All hail Uber!
Internet-based car pick-up service Uber, itself already a byword for disrupting established industries, confounded lenders in the leveraged loan market accustomed to mature and staid companies with its US$1.15bn term loan.
The deal had a number of unique elements and surprised traditional players in the space
Leveraged loans are typically restricted to issuers with long histories of generating cash. But Uber has famously burned through cash and generated negative Ebitda to fuel its rapid growth, leaving the company with no excess cashflow to pay back debt and no debt-to-Ebitda leverage ratio – a hard sell.
Still, despite these hurdles, Uber priced the loan in July at 400bp over Libor with a 1% floor, 110bp tight to the broader Single B loan index at the time.
“If you go back five or 10 years, the market never would have touched this thing,” said Jim Bonetti, head of North American leveraged finance and leveraged finance syndicate at Morgan Stanley.

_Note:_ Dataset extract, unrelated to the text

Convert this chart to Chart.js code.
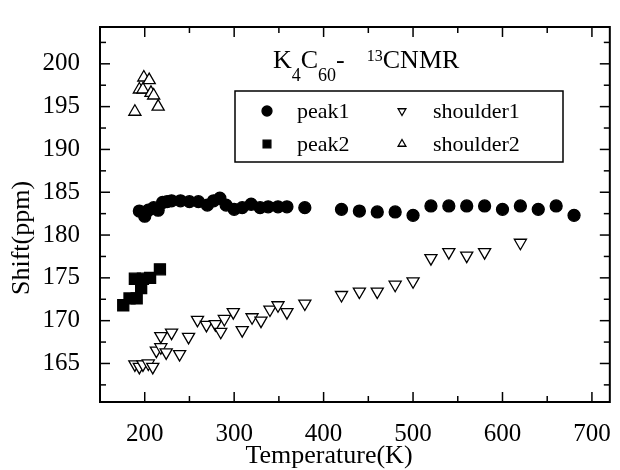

“It is wildly unique. It took a lot of thought to structure properly, and then a lot of time and effort to get people who are driven by cashflow and statistics to buy something with no cashflow or negative cashflow.”
Morgan Stanley led the deal, along with Barclays, Citigroup and Goldman Sachs.
“You’ve never seen anything like that,” said Andrew Earls, head of North American leveraged finance at Morgan Stanley. “There was no balance sheet. There were a few lines and Ebitda and a few years of projections and that’s it.”
Uber benefited from its strong brand and as a product that investors use on a regular basis. But even so, persuading investors still took a lot of hard work, not least because the suprise UK vote to leave the European Union came just a day after the loan was launched.
“We lost every investor in the book, but we had enough of a strong story in our mind and were able to sell it,” said Earls.
The arranging banks had additional challenges to overcome: Uber is notoriously tight-lipped and wanted to limit the number of potential investors. They also had to make sure the deal would pass scrutiny from federal regulators, which are clamping down on any deals where debt is more than six times Ebitda.
“The strategy on something like this is to point to the cashflow generation and that’s a key measure. And then you have to point to the valuation of the equity,” Earls said.